So, what happens when you’re responsible for protecting a highly valuable client, who has a contract set against him — and in the middle of all this, you have to find the person who’s stolen your identity? If your name is Lobo, an intergalactic bounty hunter, it’s all in a days work.
Created in 1983 by Roger Slifer and Keith Giffen, Lobo has often been referred to as DC Comics’ version of Wolverine and The Punisher. He is brash and he inflicts his own style of violent justice. Now comes Volume 1, titled Targets, which is a collection of the first six issues of Lobo’s revival/return to his own solo series for the DC universe of the New 52. His return is done in grand style from the first page onward.
Written by Cullen Bunn (DC’s Sinestro & Marvel’s Deadpool) with artwork by Reilly Brown and Nelson Decastro, this latest incarnation of the anti-hero biker is a very different take from the tale from the 1980s and ‘90s. Gone is the steroid-rage wrestler type, replaced now by a lean and still quite mean younger, suave looking athletic type. He’s more James Bond than Hulk Hogan. Does it work? For the most part, it does but not without some issues.
The opening panels have Bunn set the stage where there can only be one Lobo. The scene begins shortly after one Lobo decapitates another character with the victor making the proclamation of being the true Lobo. Afterwards, the new Lobo experiences several nightmares that haunt him regarding his home world of Czarnia and a past lover. Bunn gives us a tease of this character’s past, who he was and who he is now.
Later, as we turn the pages, we see that Lobo while in prison, is given an offer by a would-be client that’s hard to refuse. He is offered bail money and payment in exchange for hunting down the galaxy’s deadliest assassins. We learn that these six assassins are headed to the planet Earth, each with a contract on the same target. The client wants to hire Lobo to prevent the execution. Given a choice between jail and freedom, Lobo accepts and heads to Earth.
This ends up being a worthwhile introduction. Writer Bunn does not make it complex with too many details of the type that can oftentimes bog down a plot. It’s kept very simple, and Bunn gives the reader just enough about Lobo’s back-story and what he is capable of doing to keep us interested. The story isn’t overly great but there is enough there for a fan of this character to take in, digest and hunger for more. And at the end of the day, that’s all any reader could ever ask.
One of the things I did appreciate the most about this graphic novel was the fight scenes and action sequences that were showcased. The attention to detail was spot on and beautiful, a huge credit to both Brown and DeCastro, who show a keen eye. I expect to see more of the same going forward. Very rarely do you see a dark and violent world depicted so brightly and with such vivid flare.
If you’re a fan of either the original ‘80s style Lobo that first appeared in Omega Men #3 or his ‘90s return as the anti-hero biker, the character itself is relatively the same, with just a fresher take and approach.

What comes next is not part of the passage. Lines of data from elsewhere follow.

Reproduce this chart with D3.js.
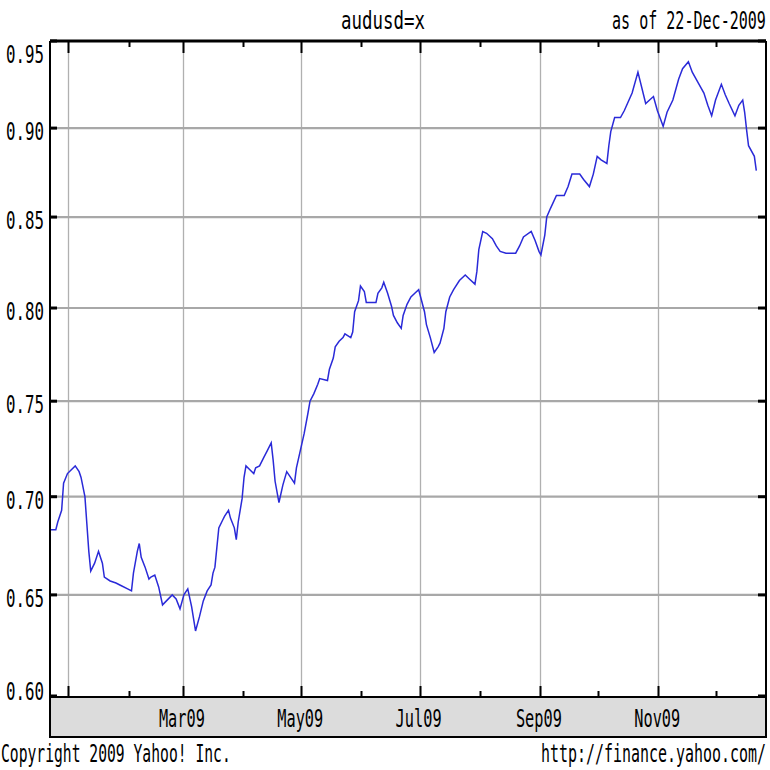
<!DOCTYPE html>
<html>
<head>
<meta charset="utf-8">
<script src="https://cdn.jsdelivr.net/npm/d3@7"></script>
<style>
  html, body { margin: 0; padding: 0; background: #fff; }
  svg { display: block; }
  text { font-family: "DejaVu Sans Mono", "Liberation Mono", monospace; fill: #000; }
</style>
</head>
<body>
<svg id="chart" width="770" height="770"></svg>
<script>
// ---------------- data ----------------
const symbol = "audusd=x";
const asOfText = "as of 22-Dec-2009";
const copyrightText = "Copyright 2009 Yahoo! Inc.";
const urlText = "http://finance.yahoo.com/";

const startDate = "2008-12-22";
const endDate = "2009-12-26";

// days since startDate
const dayOffsets = [
  0,3,4,6,7,9,11,13,15,16,
  18,19,20,21,23,25,27,28,31,34,
  36,40,42,43,45,46,47,49,51,52,
  54,56,58,60,62,63,65,67,69,71,
  73,75,77,79,81,83,84,85,86,87,
  89,90,92,93,95,96,97,99,100,101,
  103,105,106,108,110,112,114,115,116,118,
  120,122,124,126,127,129,131,133,134,136,
  138,139,143,144,146,147,149,151,152,155,
  156,157,159,160,162,163,168,169,171,172,
  174,176,177,179,181,182,184,186,188,190,
  191,193,194,196,198,200,201,203,204,206,
  208,211,214,216,219,220,221,223,225,228,
  230,232,235,240,242,244,248,250,252,253,
  255,256,258,261,265,267,269,273,275,278,
  280,282,284,287,288,289,291,294,296,298,
  300,303,307,309,311,313,316,318,321,324,
  326,329,331,334,337,339,341,343,346,348,
  350,353,355,357,358,359,360,363,364
];

const closes = [
  .683,.683,.687,.693,.707,.712,.714,.716,.713,.710,
  .700,.686,.672,.662,.666,.672,.666,.659,.657,.656,
  .655,.653,.652,.661,.672,.676,.669,.664,.658,.659,
  .660,.654,.645,.647,.649,.650,.648,.643,.650,.653,
  .644,.632,.639,.647,.652,.655,.661,.664,.674,.684,
  .688,.690,.693,.689,.684,.678,.687,.699,.710,.716,
  .714,.712,.715,.716,.720,.724,.728,.719,.708,.697,
  .706,.713,.710,.707,.715,.724,.733,.744,.750,.754,
  .759,.762,.761,.767,.773,.779,.782,.784,.786,.784,
  .787,.798,.804,.812,.809,.803,.803,.808,.811,.814,
  .808,.801,.796,.792,.789,.796,.802,.806,.808,.810,
  .806,.798,.791,.784,.776,.779,.781,.789,.798,.806,
  .810,.815,.818,.816,.813,.820,.832,.842,.841,.838,
  .834,.831,.830,.830,.834,.839,.842,.837,.831,.829,
  .840,.850,.855,.862,.862,.867,.874,.874,.871,.867,
  .874,.884,.882,.880,.890,.898,.906,.906,.910,.915,
  .920,.932,.914,.916,.918,.910,.901,.909,.916,.928,
  .934,.938,.932,.926,.920,.913,.907,.916,.925,.919,
  .914,.907,.913,.916,.909,.899,.890,.884,.876
];

const yTicks = [0.60, 0.65, 0.70, 0.75, 0.80, 0.85, 0.90, 0.95];
const yTickLabels = ["0.60", "0.65", "0.70", "0.75", "0.80", "0.85", "0.90", "0.95"];
const yDomain = [0.60, 0.95];

const majorMonths = ["2009-01-01","2009-03-01","2009-05-01","2009-07-01","2009-09-01","2009-11-01"];
const minorMonths = ["2009-02-01","2009-04-01","2009-06-01","2009-08-01","2009-10-01","2009-12-01"];
const labelMonths = ["2009-03-01","2009-05-01","2009-07-01","2009-09-01","2009-11-01"];
const monthLabels = ["Mar09","May09","Jul09","Sep09","Nov09"];

// ---------------- layout ----------------
const L = 50, R = 766, T = 41, B = 697, bandB = 737;
const parse = d3.utcParse("%Y-%m-%d");
const t0 = parse(startDate);

const data = dayOffsets.map((d, i) => ({ date: d3.utcDay.offset(t0, d), v: closes[i] }));

const x = d3.scaleUtc().domain([t0, parse(endDate)]).range([L, R]);
const y = d3.scalePow().exponent(0.62).domain(yDomain).range([B - 1, T]);

const svg = d3.select("#chart");

// condensed text helper: draws text and squeezes it horizontally to a target width
function condensedText(parent, str, left, baseline, width, fs) {
  const t = parent.append("text").attr("x", 0).attr("y", 0).attr("font-size", fs).text(str);
  const natural = t.node().getComputedTextLength();
  t.attr("transform", `translate(${left},${baseline}) scale(${width / natural},1)`);
  return t;
}

// gridlines
svg.append("g").selectAll("line").data(majorMonths).join("line")
  .attr("x1", d => Math.round(x(parse(d))) - 0.5).attr("x2", d => Math.round(x(parse(d))) - 0.5)
  .attr("y1", T).attr("y2", B)
  .attr("stroke", "#b0b0b0").attr("stroke-width", 1.3);

svg.append("g").selectAll("line").data(yTicks.filter(v => v > yDomain[0] && v < yDomain[1])).join("line")
  .attr("x1", L).attr("x2", R)
  .attr("y1", d => y(d)).attr("y2", d => y(d))
  .attr("stroke", "#a8a8a8").attr("stroke-width", 2.2);

// price line
svg.append("path").datum(data)
  .attr("fill", "none")
  .attr("stroke", "#2a2ad8")
  .attr("stroke-width", 1.5)
  .attr("stroke-linejoin", "miter")
  .attr("d", d3.line().x(d => x(d.date)).y(d => y(d.v)));

// band below plot
svg.append("rect").attr("x", L).attr("y", B).attr("width", R - L).attr("height", bandB - B)
  .attr("fill", "#dcdcdc").attr("stroke", "#000").attr("stroke-width", 2);

// plot frame (top + left + right)
svg.append("line").attr("x1", L).attr("x2", R).attr("y1", T).attr("y2", T).attr("stroke", "#000").attr("stroke-width", 3);
svg.append("line").attr("x1", L).attr("x2", L).attr("y1", T).attr("y2", B).attr("stroke", "#000").attr("stroke-width", 2);
svg.append("line").attr("x1", R).attr("x2", R).attr("y1", T).attr("y2", B).attr("stroke", "#000").attr("stroke-width", 2);

// month ticks top and bottom
const ticks = svg.append("g").attr("stroke", "#000").attr("stroke-width", 2);
majorMonths.forEach(m => {
  const xx = Math.round(x(parse(m))) - 0.5;
  ticks.append("line").attr("x1", xx).attr("x2", xx).attr("y1", T).attr("y2", T + 12);
  ticks.append("line").attr("x1", xx).attr("x2", xx).attr("y1", B).attr("y2", B - 11);
});
minorMonths.forEach(m => {
  const xx = Math.round(x(parse(m))) - 0.5;
  ticks.append("line").attr("x1", xx).attr("x2", xx).attr("y1", T).attr("y2", T + 6);
  ticks.append("line").attr("x1", xx).attr("x2", xx).attr("y1", B).attr("y2", B - 6);
});
// value ticks left and right
yTicks.forEach(v => {
  ticks.append("line").attr("x1", L).attr("x2", L + 7).attr("y1", y(v)).attr("y2", y(v)).attr("stroke-width", 3);
  ticks.append("line").attr("x1", R - 8).attr("x2", R).attr("y1", y(v)).attr("y2", y(v)).attr("stroke-width", 3);
});

const fs = 24;
// y labels (right-aligned at x=44)
const yLab = svg.append("g");
yTicks.forEach((v, i) => {
  const base = Math.max(T + 13, Math.min(B - 6, y(v) + 3)) + 9;
  condensedText(yLab, yTickLabels[i], 44 - 38, base, 38, fs);
});

// month labels centred on gridlines
const xLab = svg.append("g");
labelMonths.forEach((m, i) => {
  const cx = x(parse(m)) - 2;
  condensedText(xLab, monthLabels[i], cx - 23, 727, 46, fs);
});

// header & footer texts
condensedText(svg, symbol, 341, 29, 84, fs);
condensedText(svg, asOfText, 612, 29, 154, fs);
condensedText(svg, copyrightText, 1, 762, 230, fs);
condensedText(svg, urlText, 541, 762, 225, fs);
</script>
</body>
</html>
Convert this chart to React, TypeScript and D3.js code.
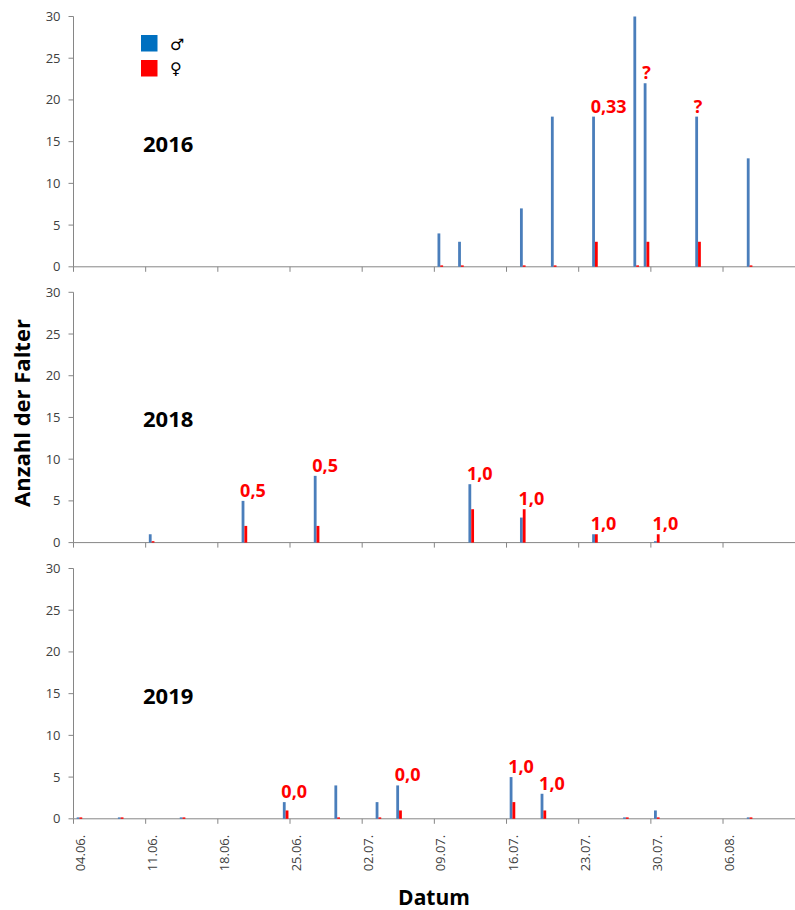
import React from 'react'
import * as d3 from 'd3'

// observation days per year (dd.mm.), males / females, and the red ratio labels
const years = ['2016', '2018', '2019']

const dates2016 = ['09.07.', '11.07.', '17.07.', '20.07.', '24.07.', '28.07.', '29.07.', '03.08.', '08.08.']
const males2016 = [4, 3, 7, 18, 18, 30, 22, 18, 13]
const females2016 = [0, 0, 0, 0, 3, 0, 3, 3, 0]
const labels2016 = ['', '', '', '', '0,33', '', '?', '?', '']

const dates2018 = ['11.06.', '20.06.', '27.06.', '12.07.', '17.07.', '24.07.', '30.07.']
const males2018 = [1, 5, 8, 7, 3, 1, 0]
const females2018 = [0, 2, 2, 4, 4, 1, 1]
const labels2018 = ['', '0,5', '0,5', '1,0', '1,0', '1,0', '1,0']

const dates2019 = ['04.06.', '08.06.', '14.06.', '24.06.', '29.06.', '03.07.', '05.07.', '16.07.', '19.07.', '27.07.', '30.07.', '08.08.']
const males2019 = [0, 0, 0, 2, 4, 2, 4, 5, 3, 0, 1, 0]
const females2019 = [0, 0, 0, 1, 0, 0, 1, 2, 1, 0, 0, 0]
const labels2019 = ['', '', '', '0,0', '', '', '0,0', '1,0', '1,0', '', '', '']

const axisStart = '04.06.'
const axisEnd = '13.08.'
const yTicks = [0, 5, 10, 15, 20, 25, 30]

const parseDay = (s: string) => {
    const [dd, mm] = s.split('.').map(Number)
    return new Date(2016, mm - 1, dd)
}
const fmt = d3.timeFormat('%d.%m.')

const panels = [
    { year: years[0], dates: dates2016, m: males2016, f: females2016, labels: labels2016 },
    { year: years[1], dates: dates2018, m: males2018, f: females2018, labels: labels2018 },
    { year: years[2], dates: dates2019, m: males2019, f: females2019, labels: labels2019 },
]

const BLUE = '#4A7EBB'
const RED = '#FF0000'
const AXIS = '#868686'
const FONT = '"Open Sans", "Liberation Sans", sans-serif'

export default function App() {
    const width = 795
    const height = 910
    const left = 73.5
    const right = 795.2
    const panelTop = [16.5, 292.3, 568.5]
    const panelH = 250.3

    const x = d3.scaleTime().domain([parseDay(axisStart), parseDay(axisEnd)]).range([left, right])
    const y = d3.scaleLinear().domain([0, 30]).range([panelH, 0])
    const xTicks = d3.timeDay.range(parseDay(axisStart), parseDay(axisEnd), 7)
    // bars sit in the middle of their day, ticks on the day boundaries
    const centre = (d: Date) => x(d3.timeHour.offset(d, 12)) + 0.8
    const barW = 2.8
    const barH = (v: number) => Math.max(panelH - y(v), 1.4)

    return (
        <svg width={width} height={height} style={{ position: 'absolute', left: 0, top: 0, background: '#fff' }}>
            {panels.map((p, pi) => (
                <g key={p.year} transform={`translate(0, ${panelTop[pi]})`}>
                    {/* y axis */}
                    <line x1={left} x2={left} y1={0} y2={panelH} stroke={AXIS} />
                    {yTicks.map((t) => (
                        <g key={t} transform={`translate(0, ${y(t)})`}>
                            <line x1={left - 5} x2={left} stroke={AXIS} />
                            <text x={left - 13} dy="0.35em" textAnchor="end" fontFamily={FONT} fontSize={13} fill="#404040">
                                {t}
                            </text>
                        </g>
                    ))}
                    {/* x axis */}
                    <line x1={left} x2={right} y1={panelH} y2={panelH} stroke={AXIS} />
                    {xTicks.map((t) => (
                        <line key={+t} x1={x(t)} x2={x(t)} y1={panelH} y2={panelH + 5} stroke={AXIS} />
                    ))}
                    {/* bars */}
                    {p.dates.map((ds, i) => {
                        const c = centre(parseDay(ds))
                        return (
                            <g key={ds}>
                                <rect x={c - barW} y={panelH - barH(p.m[i])} width={barW} height={barH(p.m[i])} fill={BLUE} />
                                <rect x={c} y={panelH - barH(p.f[i])} width={barW} height={barH(p.f[i])} fill={RED} />
                                {p.labels[i] && (
                                    <text
                                        x={c - barW - 1.5}
                                        y={y(Math.max(p.m[i], p.f[i])) - 4}
                                        fontFamily={FONT}
                                        fontWeight="bold"
                                        fontSize={18}
                                        fill={RED}
                                    >
                                        {p.labels[i]}
                                    </text>
                                )}
                            </g>
                        )
                    })}
                    <text x={143} y={y(15) + 10} fontFamily={FONT} fontWeight="bold" fontSize={22} fill="#000">
                        {p.year}
                    </text>
                </g>
            ))}

            {/* x tick labels on the lowest panel */}
            {xTicks.map((t) => (
                <text
                    key={+t}
                    transform={`translate(${centre(t) + 0.5}, ${panelTop[2] + panelH + 16}) rotate(-90)`}
                    textAnchor="end"
                    dy="0.35em"
                    fontFamily={FONT}
                    fontSize={13}
                    fill="#404040"
                >
                    {fmt(t)}
                </text>
            ))}

            {/* legend */}
            <rect x={141} y={35} width={16.5} height={16.5} fill="#0070C0" />
            <rect x={141} y={60} width={16.5} height={16.5} fill={RED} />
            <text x={170} y={50} fontFamily='"DejaVu Sans", sans-serif' fontWeight="bold" fontSize={16}>♂</text>
            <text x={170} y={74} fontFamily='"DejaVu Sans", sans-serif' fontWeight="bold" fontSize={16}>♀</text>

            {/* axis titles */}
            <text
                transform={`translate(30, 413) rotate(-90)`}
                textAnchor="middle"
                fontFamily={FONT}
                fontWeight="bold"
                fontSize={22}
            >
                Anzahl der Falter
            </text>
            <text x={434} y={905} textAnchor="middle" fontFamily={FONT} fontWeight="bold" fontSize={21}>
                Datum
            </text>
        </svg>
    )
}
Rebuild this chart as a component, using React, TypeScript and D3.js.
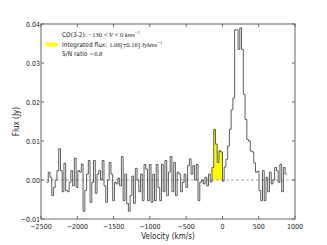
import { useEffect, useRef } from 'react';
import * as d3 from 'd3';

// spectrum channels: first channel left edge and width (km/s)
const CHANNEL_START = -2424;
const CHANNEL_WIDTH = 24;

// flux per channel (Jy)
const FLUX = [
  -0.0006, 0.002, 0.0007, -0.004, -0.0019, 0, 0.0024, 0.008, 0.0024, -0.003,
  0.0043, -0.0027, -0.003, -0.0006, 0.0024, -0.0015, 0.0056, -0.0019, 0.0024, 0.002,
  0.0041, -0.008, -0.0027, 0.0015, 0.005, -0.0057, -0.0006, 0.005, -0.0034, 0.0015,
  0.0024, 0, 0.005, -0.0015, -0.0057, 0, 0.0045, 0.0015, -0.0053, -0.0006,
  -0.001, 0.0005, -0.0015, 0.006, -0.0053, 0.0015, -0.006, -0.008, -0.004, 0.001,
  -0.006, 0.003, 0, -0.003, 0.0015, -0.0053, 0.004, 0.0028, -0.0053, 0.004,
  -0.0057, 0.0015, -0.0053, 0.004, -0.0019, -0.0053, 0.004, -0.003, 0.005, -0.004,
  0.002, 0.006, -0.003, 0.0045, -0.004, 0.002, 0.0015, -0.003, -0.0006, 0.0015,
  -0.0019, 0.0037, 0.0054, 0.0015, 0.0037, 0, 0.004, -0.0053, -0.0006, 0,
  -0.001, 0.0007, -0.0015, 0.0015, -0.0005, 0.0032, 0.013, 0.0092, 0.0045, 0.0075, 0.0072,
  -0.0003, 0.0033, 0.0053, 0.0087, 0.013, 0.018, 0.021, 0.0385, 0.0385, 0.0335,
  0.039, 0.0335, 0.022, 0.0155, 0.0104, 0.01, 0.0074, 0.0072, 0.0044, 0.002,
  0.0022, -0.0027, -0.0053, 0.0024, -0.0053, 0.0007, -0.003, 0.002, -0.001, 0,
  0.0032, 0.0024, -0.0006, 0.004, -0.003, 0.0032, 0.0015,
];

// integration window (km/s)
const WINDOW = [-130, 0];

const X_TICKS = [-2500, -2000, -1500, -1000, -500, 0, 500, 1000];
const Y_TICKS = [-0.01, 0.0, 0.01, 0.02, 0.03, 0.04];

const LEGEND_LINES = ['CO(3-2): ', 'Integrated flux: ', 'S/N ratio ~'];

const App = () => {
  const svgRef = useRef<SVGSVGElement>(null);
  const width = 327;
  const height = 245;

  useEffect(() => {
    if (!svgRef.current) return;
    const svg = d3.select(svgRef.current);
    svg.selectAll('*').remove();

    const margin = { top: 24, right: 32, bottom: 26, left: 41 };
    const x = d3.scaleLinear().domain([-2500, 1000]).range([margin.left, width - margin.right]);
    const y = d3.scaleLinear().domain([-0.01, 0.04]).range([height - margin.bottom, margin.top]);
    const tickFont = "'DejaVu Sans Condensed', 'DejaVu Sans', sans-serif";

    const pts = FLUX.map((f, i) => ({ v: CHANNEL_START + i * CHANNEL_WIDTH, f }));
    const lastV = CHANNEL_START + FLUX.length * CHANNEL_WIDTH;

    // yellow fill over channels overlapping the window
    const inWin = pts.filter(p => p.v + CHANNEL_WIDTH > WINDOW[0] && p.v < WINDOW[1]);
    const area = d3.area<{ v: number; f: number }>()
      .x(d => x(d.v))
      .y0(y(0))
      .y1(d => y(d.f))
      .curve(d3.curveStepAfter);
    const winEnd = inWin[inWin.length - 1];
    svg.append('path')
      .datum([...inWin, { v: winEnd.v + CHANNEL_WIDTH, f: winEnd.f }])
      .attr('d', area)
      .attr('fill', '#ffff00');

    // zero line
    svg.append('line')
      .attr('x1', x(-2500)).attr('x2', x(1000))
      .attr('y1', y(0)).attr('y2', y(0))
      .attr('stroke', '#aaa')
      .attr('stroke-width', 1)
      .attr('stroke-dasharray', '3,2');

    // spectrum
    const line = d3.line<{ v: number; f: number }>()
      .x(d => x(d.v))
      .y(d => y(d.f))
      .curve(d3.curveStepAfter);
    svg.append('path')
      .datum([...pts, { v: lastV, f: FLUX[FLUX.length - 1] }])
      .attr('d', line)
      .attr('fill', 'none')
      .attr('stroke', '#333')
      .attr('stroke-width', 0.8);

    // frame
    svg.append('rect')
      .attr('x', x(-2500)).attr('y', y(0.04))
      .attr('width', x(1000) - x(-2500))
      .attr('height', y(-0.01) - y(0.04))
      .attr('fill', 'none')
      .attr('stroke', '#666')
      .attr('stroke-width', 1);

    const tl = 3;
    X_TICKS.forEach(t => {
      svg.append('line').attr('x1', x(t)).attr('x2', x(t))
        .attr('y1', y(-0.01)).attr('y2', y(-0.01) - tl).attr('stroke', '#666');
      svg.append('line').attr('x1', x(t)).attr('x2', x(t))
        .attr('y1', y(0.04)).attr('y2', y(0.04) + tl).attr('stroke', '#666');
      svg.append('text')
        .attr('x', x(t)).attr('y', y(-0.01) + 10)
        .attr('text-anchor', 'middle')
        .attr('font-family', tickFont).attr('font-size', 7)
        .attr('fill', '#222')
        .text(t < 0 ? `\u2212${Math.abs(t)}` : `${t}`);
    });
    Y_TICKS.forEach(t => {
      svg.append('line').attr('x1', x(-2500)).attr('x2', x(-2500) + tl)
        .attr('y1', y(t)).attr('y2', y(t)).attr('stroke', '#666');
      svg.append('line').attr('x1', x(1000)).attr('x2', x(1000) - tl)
        .attr('y1', y(t)).attr('y2', y(t)).attr('stroke', '#666');
      svg.append('text')
        .attr('x', x(-2500) - 1).attr('y', y(t) + 2.5)
        .attr('text-anchor', 'end')
        .attr('font-family', tickFont).attr('font-size', 7)
        .attr('fill', '#222')
        .text(t < 0 ? `\u2212${Math.abs(t).toFixed(2)}` : t.toFixed(2));
    });

    // axis labels
    svg.append('text')
      .attr('x', (x(-2500) + x(1000)) / 2).attr('y', 239)
      .attr('text-anchor', 'middle')
      .attr('font-family', tickFont).attr('font-size', 8)
      .attr('fill', '#222')
      .text('Velocity (km/s)');
    svg.append('text')
      .attr('transform', `translate(19, ${(y(0.04) + y(-0.01)) / 2}) rotate(-90)`)
      .attr('text-anchor', 'middle')
      .attr('font-family', tickFont).attr('font-size', 8)
      .attr('fill', '#222')
      .text('Flux (Jy)');

    // legend
    const lx = 62;
    const ly = [37, 46.5, 56];
    const math = "'Liberation Serif', 'DejaVu Serif', serif";
    svg.append('rect').attr('x', 46).attr('y', 42.5).attr('width', 11.5).attr('height', 4)
      .attr('fill', '#ffff00');

    const t0 = svg.append('text').attr('x', lx).attr('y', ly[0])
      .attr('font-family', tickFont).attr('font-size', 6.5).attr('fill', '#222');
    t0.append('tspan').text(LEGEND_LINES[0]);
    t0.append('tspan').attr('font-family', math).text('\u2212130 < ');
    t0.append('tspan').attr('font-family', math).attr('font-style', 'italic').text('V');
    t0.append('tspan').attr('font-family', math).text(` < ${WINDOW[1]} `);
    t0.append('tspan').attr('font-family', math).attr('font-style', 'italic').text('kms');
    t0.append('tspan').attr('font-family', math).attr('font-size', 4.5).attr('dy', -3).text('\u22121');

    const t1 = svg.append('text').attr('x', lx).attr('y', ly[1])
      .attr('font-family', tickFont).attr('font-size', 6.5).attr('fill', '#222');
    t1.append('tspan').text(LEGEND_LINES[1]);
    t1.append('tspan').attr('font-family', math).text('1.06[\u00b10.16] ');
    t1.append('tspan').attr('font-family', math).attr('font-style', 'italic').text('Jykms');
    t1.append('tspan').attr('font-family', math).attr('font-size', 4.5).attr('dy', -3).text('\u22121');

    const t2 = svg.append('text').attr('x', lx).attr('y', ly[2])
      .attr('font-family', tickFont).attr('font-size', 6.5).attr('fill', '#222');
    t2.append('tspan').text(LEGEND_LINES[2]);
    t2.append('tspan').attr('font-family', math).attr('font-style', 'italic').text('6.8');
  }, []);

  return (
    <svg
      ref={svgRef}
      width={width}
      height={height}
      style={{ position: 'absolute', left: 0, top: 0, background: '#fff' }}
    />
  );
};

export default App;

Like pretty much with every other New 52 character, a new approach to an old character is par for the course. While some may not embrace it as easily as others there are those who embrace change and are willing to give anything a chance.
I think the best way to look at this new Lobo is with a fresh pair of eyes. It’s better to not compare him with the past but instead see him as a brand new character altogether for the next generation of comic book fans. The biggest issue I have with this new representation is his lack of uniqueness. There is nothing here to help differentiate him from other DC characters that have an edge to them. Granted this is only the first volume of his character development. We did get some teases of his past in this book. So perhaps Bunn is pacing himself. We’ll have to wait and see with future installments.
Finally, while I don’t feel like Lobo is my cup of tea, he reminds me more of The Punisher than Wolverine and I’m not a big Punisher fan. That aside, I do however believe that the DC Universe or any comic book universe for that matter is big enough and diverse enough for all taste. In the end, I recommend Volume 1: Targets to those who crave a different kind of hero or in Lobo’s case, anti-hero. I think writer Bunn does a solid enough job with his storytelling, which is quite entertaining if not slightly uneven given the aforementioned lack of uniqueness of the character.
But the real strength here is in the artwork itself. It’s the art that takes center stage and becomes the main reason why this graphic novel is such a page-turner. It is beautiful and dazzling to look at. The colors, the representation of the characters is simply gorgeous. Even the mayhem is something to behold. It reminds you why we love this medium of storytelling.